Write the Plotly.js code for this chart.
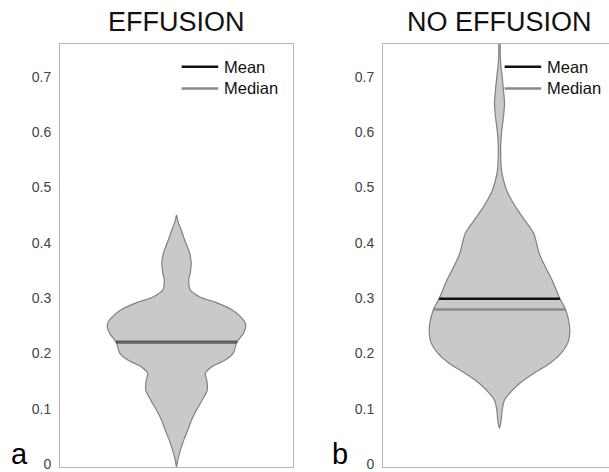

————————

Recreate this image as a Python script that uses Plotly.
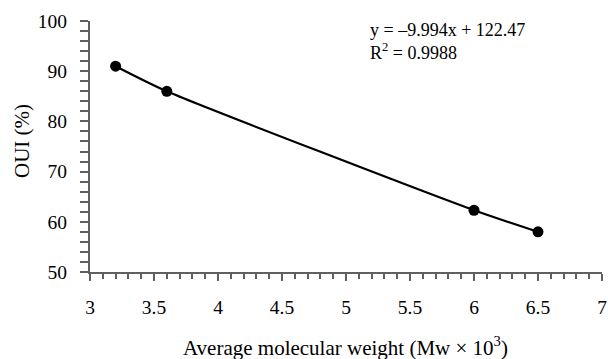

————————

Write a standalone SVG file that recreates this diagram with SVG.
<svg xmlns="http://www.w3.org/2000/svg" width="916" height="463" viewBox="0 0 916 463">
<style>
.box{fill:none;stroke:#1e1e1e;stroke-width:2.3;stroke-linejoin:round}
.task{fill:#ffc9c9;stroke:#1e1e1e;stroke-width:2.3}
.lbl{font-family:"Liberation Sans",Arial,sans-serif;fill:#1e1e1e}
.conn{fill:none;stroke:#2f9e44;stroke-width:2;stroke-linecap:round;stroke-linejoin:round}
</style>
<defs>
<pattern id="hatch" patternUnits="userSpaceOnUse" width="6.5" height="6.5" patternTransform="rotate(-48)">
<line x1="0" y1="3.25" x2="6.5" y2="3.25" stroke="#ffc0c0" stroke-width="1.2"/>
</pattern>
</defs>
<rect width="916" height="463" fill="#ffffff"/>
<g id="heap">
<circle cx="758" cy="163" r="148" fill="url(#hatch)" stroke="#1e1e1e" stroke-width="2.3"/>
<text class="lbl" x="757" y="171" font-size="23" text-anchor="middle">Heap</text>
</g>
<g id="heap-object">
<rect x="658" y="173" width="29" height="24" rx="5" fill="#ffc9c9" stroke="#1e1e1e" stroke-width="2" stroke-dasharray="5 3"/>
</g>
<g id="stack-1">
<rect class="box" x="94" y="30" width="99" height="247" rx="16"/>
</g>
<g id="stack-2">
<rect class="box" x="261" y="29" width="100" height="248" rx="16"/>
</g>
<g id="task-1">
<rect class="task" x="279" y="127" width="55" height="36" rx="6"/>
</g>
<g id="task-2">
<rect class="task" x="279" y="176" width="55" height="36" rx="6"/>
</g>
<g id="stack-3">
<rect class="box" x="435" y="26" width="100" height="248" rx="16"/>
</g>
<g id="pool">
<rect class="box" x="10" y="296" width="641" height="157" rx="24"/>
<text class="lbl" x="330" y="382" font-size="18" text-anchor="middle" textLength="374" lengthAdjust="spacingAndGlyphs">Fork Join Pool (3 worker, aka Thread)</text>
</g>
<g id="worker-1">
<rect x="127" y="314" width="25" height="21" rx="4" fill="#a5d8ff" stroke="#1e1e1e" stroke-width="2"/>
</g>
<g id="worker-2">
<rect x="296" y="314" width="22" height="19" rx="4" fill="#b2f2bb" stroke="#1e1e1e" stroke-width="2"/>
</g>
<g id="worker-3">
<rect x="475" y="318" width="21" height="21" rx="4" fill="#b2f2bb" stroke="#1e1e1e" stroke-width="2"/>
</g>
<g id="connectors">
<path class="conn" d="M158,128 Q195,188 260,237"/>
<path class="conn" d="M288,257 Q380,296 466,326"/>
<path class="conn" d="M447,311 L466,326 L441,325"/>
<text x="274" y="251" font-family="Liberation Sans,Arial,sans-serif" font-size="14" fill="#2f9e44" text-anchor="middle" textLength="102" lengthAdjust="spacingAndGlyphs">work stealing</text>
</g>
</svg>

————————

What the exercise asks: Copy out every line from the material above in which the word "Write" appears.

The answer:
Write the Plotly.js code for this chart.
Write a standalone SVG file that recreates this diagram with SVG.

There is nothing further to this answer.